Most car makers, including Volkswagen, Ford Motor, Toyota and BMW have already stated they would go completely electric by 2050.
WoodMac warns that, unless battery
technology is developed, tested, commercialized, manufactured and integrated
into EVs and their supply chains faster than ever before, it will be impossible
for many EV targets and ICE (Internal Combustion Engines) bans to be achieved. “This
will pose issues for current EV adoption rate projections,” Montgomery says.
Lithium prices to fall further
In the past year, spot prices for lithium carbonate have fallen by just under $7000 a tonne, affecting top producers and juniors alike.
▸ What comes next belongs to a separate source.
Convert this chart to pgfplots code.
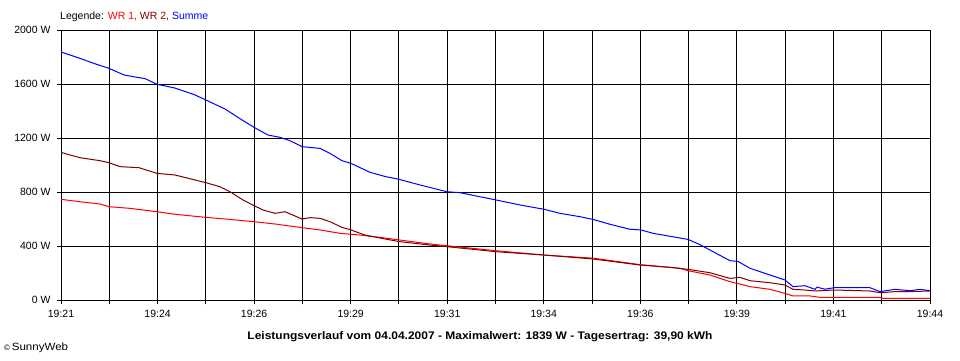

“This is in an environment where the major brine producers in South America have failed to ramp up capacity. Clearly, the first responders to the lithium boom – Australian hard rock mines – have the capability to quickly deliver the required tonnages. Meanwhile, the bottleneck in Chinese conversion capacity that was supporting prices is giving way as China emerges as a net exporter of lithium chemicals to the region.
“It has only taken a few years for
the battery sector to become the largest demand driver for lithium. Lithium’s
use in every lithium-ion battery type means it will have double-digit annual
growth, making up over 80% of total lithium demand by 2030,” Montgomery adds.
The study also reveals that the cobalt market will see
an oversupply of intermediate products such as hydroxide until at least 2024.
The firm also suggests that investment in new nickel projects
are needed now as mines can take up to 10 years to develop.